:: Task statement ::
Do not include the pictures; repeat the rest of the data exactly.

__________

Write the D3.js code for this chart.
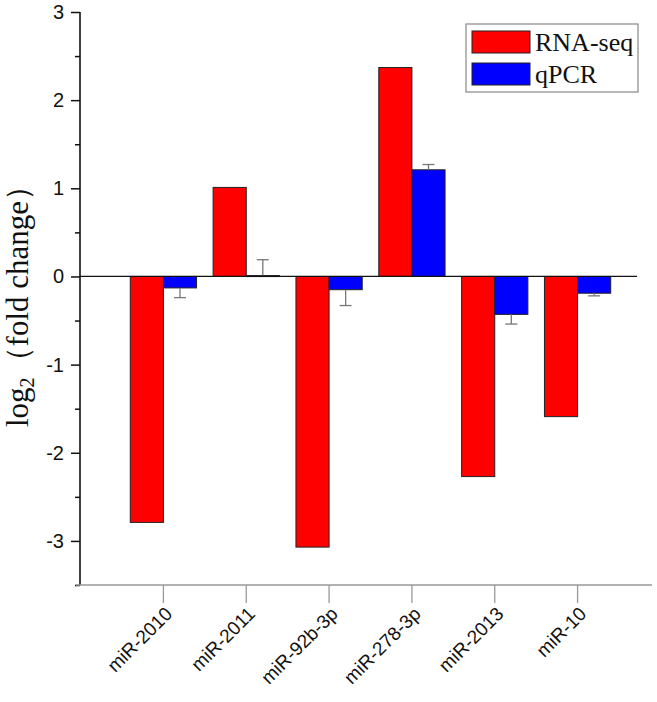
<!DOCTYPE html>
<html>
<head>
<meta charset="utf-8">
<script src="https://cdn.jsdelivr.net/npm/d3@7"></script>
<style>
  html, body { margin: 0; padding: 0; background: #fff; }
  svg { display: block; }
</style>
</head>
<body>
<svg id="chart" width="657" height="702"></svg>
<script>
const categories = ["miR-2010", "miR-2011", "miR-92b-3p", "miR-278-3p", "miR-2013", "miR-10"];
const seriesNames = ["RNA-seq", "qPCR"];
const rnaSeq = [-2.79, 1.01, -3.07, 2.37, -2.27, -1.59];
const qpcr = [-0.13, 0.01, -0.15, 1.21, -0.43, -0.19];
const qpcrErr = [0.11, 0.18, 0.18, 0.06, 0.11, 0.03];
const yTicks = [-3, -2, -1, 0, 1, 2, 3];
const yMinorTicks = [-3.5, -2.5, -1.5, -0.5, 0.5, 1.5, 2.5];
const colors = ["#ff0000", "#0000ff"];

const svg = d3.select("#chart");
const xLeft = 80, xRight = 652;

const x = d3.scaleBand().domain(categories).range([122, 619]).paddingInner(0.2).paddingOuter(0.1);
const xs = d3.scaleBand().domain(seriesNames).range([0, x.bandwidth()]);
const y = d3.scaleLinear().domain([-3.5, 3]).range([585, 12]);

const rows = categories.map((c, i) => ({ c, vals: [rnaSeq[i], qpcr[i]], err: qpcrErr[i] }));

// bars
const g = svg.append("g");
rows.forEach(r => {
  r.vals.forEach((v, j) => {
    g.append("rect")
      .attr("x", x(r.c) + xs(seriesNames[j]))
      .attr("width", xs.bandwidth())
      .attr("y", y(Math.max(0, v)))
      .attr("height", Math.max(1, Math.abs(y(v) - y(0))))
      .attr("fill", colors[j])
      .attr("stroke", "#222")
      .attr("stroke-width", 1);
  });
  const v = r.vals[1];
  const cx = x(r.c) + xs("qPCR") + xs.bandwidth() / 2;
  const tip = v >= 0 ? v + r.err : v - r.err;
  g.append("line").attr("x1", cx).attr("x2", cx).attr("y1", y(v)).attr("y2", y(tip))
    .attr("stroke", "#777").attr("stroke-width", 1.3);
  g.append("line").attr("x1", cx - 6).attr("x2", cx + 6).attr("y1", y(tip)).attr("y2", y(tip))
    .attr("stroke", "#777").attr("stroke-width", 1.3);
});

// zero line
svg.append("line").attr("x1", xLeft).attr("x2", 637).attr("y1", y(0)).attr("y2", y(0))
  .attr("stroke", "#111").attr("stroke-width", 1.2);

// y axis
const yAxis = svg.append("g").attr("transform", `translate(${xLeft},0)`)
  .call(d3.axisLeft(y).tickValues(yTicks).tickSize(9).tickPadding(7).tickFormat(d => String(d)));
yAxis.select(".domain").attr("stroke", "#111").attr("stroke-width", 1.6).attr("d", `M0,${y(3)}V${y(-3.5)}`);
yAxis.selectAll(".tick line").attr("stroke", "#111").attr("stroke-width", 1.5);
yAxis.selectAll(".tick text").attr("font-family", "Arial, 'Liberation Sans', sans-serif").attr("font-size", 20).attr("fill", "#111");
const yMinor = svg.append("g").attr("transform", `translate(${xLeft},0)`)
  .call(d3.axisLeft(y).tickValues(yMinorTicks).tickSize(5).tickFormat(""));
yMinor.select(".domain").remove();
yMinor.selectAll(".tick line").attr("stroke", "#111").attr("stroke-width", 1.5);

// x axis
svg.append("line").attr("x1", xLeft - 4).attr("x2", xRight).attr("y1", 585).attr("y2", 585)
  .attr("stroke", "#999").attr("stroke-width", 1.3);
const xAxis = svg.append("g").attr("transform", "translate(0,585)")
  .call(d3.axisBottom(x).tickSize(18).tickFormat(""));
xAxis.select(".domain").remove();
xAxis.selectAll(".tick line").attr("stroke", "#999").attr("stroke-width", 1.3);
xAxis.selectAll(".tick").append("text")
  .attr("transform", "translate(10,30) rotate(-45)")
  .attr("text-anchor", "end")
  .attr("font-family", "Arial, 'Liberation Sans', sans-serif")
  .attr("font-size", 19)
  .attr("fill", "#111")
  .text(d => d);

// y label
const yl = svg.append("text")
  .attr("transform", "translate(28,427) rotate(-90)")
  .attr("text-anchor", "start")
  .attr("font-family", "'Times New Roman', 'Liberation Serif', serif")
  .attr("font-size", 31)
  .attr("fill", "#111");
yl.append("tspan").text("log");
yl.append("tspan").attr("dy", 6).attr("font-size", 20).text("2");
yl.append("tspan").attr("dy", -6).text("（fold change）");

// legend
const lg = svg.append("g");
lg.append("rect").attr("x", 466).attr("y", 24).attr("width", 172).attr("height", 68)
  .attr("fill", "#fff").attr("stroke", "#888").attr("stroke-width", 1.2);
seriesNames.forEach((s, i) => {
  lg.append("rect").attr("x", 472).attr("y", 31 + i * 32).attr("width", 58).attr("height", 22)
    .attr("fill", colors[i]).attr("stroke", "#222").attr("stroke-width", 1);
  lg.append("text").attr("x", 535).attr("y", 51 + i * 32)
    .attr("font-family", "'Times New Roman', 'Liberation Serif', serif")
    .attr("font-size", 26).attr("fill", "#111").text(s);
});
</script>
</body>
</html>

__________

:: Task result ::
Write the D3.js code for this chart.
<!DOCTYPE html>
<html>
<head>
<meta charset="utf-8">
<script src="https://cdn.jsdelivr.net/npm/d3@7"></script>
<style>
  html, body { margin: 0; padding: 0; background: #fff; }
  svg { display: block; }
</style>
</head>
<body>
<svg id="chart" width="657" height="702"></svg>
<script>
const categories = ["miR-2010", "miR-2011", "miR-92b-3p", "miR-278-3p", "miR-2013", "miR-10"];
const seriesNames = ["RNA-seq", "qPCR"];
const rnaSeq = [-2.79, 1.01, -3.07, 2.37, -2.27, -1.59];
const qpcr = [-0.13, 0.01, -0.15, 1.21, -0.43, -0.19];
const qpcrErr = [0.11, 0.18, 0.18, 0.06, 0.11, 0.03];
const yTicks = [-3, -2, -1, 0, 1, 2, 3];
const yMinorTicks = [-3.5, -2.5, -1.5, -0.5, 0.5, 1.5, 2.5];
const colors = ["#ff0000", "#0000ff"];

const svg = d3.select("#chart");
const xLeft = 80, xRight = 652;

const x = d3.scaleBand().domain(categories).range([122, 619]).paddingInner(0.2).paddingOuter(0.1);
const xs = d3.scaleBand().domain(seriesNames).range([0, x.bandwidth()]);
const y = d3.scaleLinear().domain([-3.5, 3]).range([585, 12]);

const rows = categories.map((c, i) => ({ c, vals: [rnaSeq[i], qpcr[i]], err: qpcrErr[i] }));

// bars
const g = svg.append("g");
rows.forEach(r => {
  r.vals.forEach((v, j) => {
    g.append("rect")
      .attr("x", x(r.c) + xs(seriesNames[j]))
      .attr("width", xs.bandwidth())
      .attr("y", y(Math.max(0, v)))
      .attr("height", Math.max(1, Math.abs(y(v) - y(0))))
      .attr("fill", colors[j])
      .attr("stroke", "#222")
      .attr("stroke-width", 1);
  });
  const v = r.vals[1];
  const cx = x(r.c) + xs("qPCR") + xs.bandwidth() / 2;
  const tip = v >= 0 ? v + r.err : v - r.err;
  g.append("line").attr("x1", cx).attr("x2", cx).attr("y1", y(v)).attr("y2", y(tip))
    .attr("stroke", "#777").attr("stroke-width", 1.3);
  g.append("line").attr("x1", cx - 6).attr("x2", cx + 6).attr("y1", y(tip)).attr("y2", y(tip))
    .attr("stroke", "#777").attr("stroke-width", 1.3);
});

// zero line
svg.append("line").attr("x1", xLeft).attr("x2", 637).attr("y1", y(0)).attr("y2", y(0))
  .attr("stroke", "#111").attr("stroke-width", 1.2);

// y axis
const yAxis = svg.append("g").attr("transform", `translate(${xLeft},0)`)
  .call(d3.axisLeft(y).tickValues(yTicks).tickSize(9).tickPadding(7).tickFormat(d => String(d)));
yAxis.select(".domain").attr("stroke", "#111").attr("stroke-width", 1.6).attr("d", `M0,${y(3)}V${y(-3.5)}`);
yAxis.selectAll(".tick line").attr("stroke", "#111").attr("stroke-width", 1.5);
yAxis.selectAll(".tick text").attr("font-family", "Arial, 'Liberation Sans', sans-serif").attr("font-size", 20).attr("fill", "#111");
const yMinor = svg.append("g").attr("transform", `translate(${xLeft},0)`)
  .call(d3.axisLeft(y).tickValues(yMinorTicks).tickSize(5).tickFormat(""));
yMinor.select(".domain").remove();
yMinor.selectAll(".tick line").attr("stroke", "#111").attr("stroke-width", 1.5);

// x axis
svg.append("line").attr("x1", xLeft - 4).attr("x2", xRight).attr("y1", 585).attr("y2", 585)
  .attr("stroke", "#999").attr("stroke-width", 1.3);
const xAxis = svg.append("g").attr("transform", "translate(0,585)")
  .call(d3.axisBottom(x).tickSize(18).tickFormat(""));
xAxis.select(".domain").remove();
xAxis.selectAll(".tick line").attr("stroke", "#999").attr("stroke-width", 1.3);
xAxis.selectAll(".tick").append("text")
  .attr("transform", "translate(10,30) rotate(-45)")
  .attr("text-anchor", "end")
  .attr("font-family", "Arial, 'Liberation Sans', sans-serif")
  .attr("font-size", 19)
  .attr("fill", "#111")
  .text(d => d);

// y label
const yl = svg.append("text")
  .attr("transform", "translate(28,427) rotate(-90)")
  .attr("text-anchor", "start")
  .attr("font-family", "'Times New Roman', 'Liberation Serif', serif")
  .attr("font-size", 31)
  .attr("fill", "#111");
yl.append("tspan").text("log");
yl.append("tspan").attr("dy", 6).attr("font-size", 20).text("2");
yl.append("tspan").attr("dy", -6).text("（fold change）");

// legend
const lg = svg.append("g");
lg.append("rect").attr("x", 466).attr("y", 24).attr("width", 172).attr("height", 68)
  .attr("fill", "#fff").attr("stroke", "#888").attr("stroke-width", 1.2);
seriesNames.forEach((s, i) => {
  lg.append("rect").attr("x", 472).attr("y", 31 + i * 32).attr("width", 58).attr("height", 22)
    .attr("fill", colors[i]).attr("stroke", "#222").attr("stroke-width", 1);
  lg.append("text").attr("x", 535).attr("y", 51 + i * 32)
    .attr("font-family", "'Times New Roman', 'Liberation Serif', serif")
    .attr("font-size", 26).attr("fill", "#111").text(s);
});
</script>
</body>
</html>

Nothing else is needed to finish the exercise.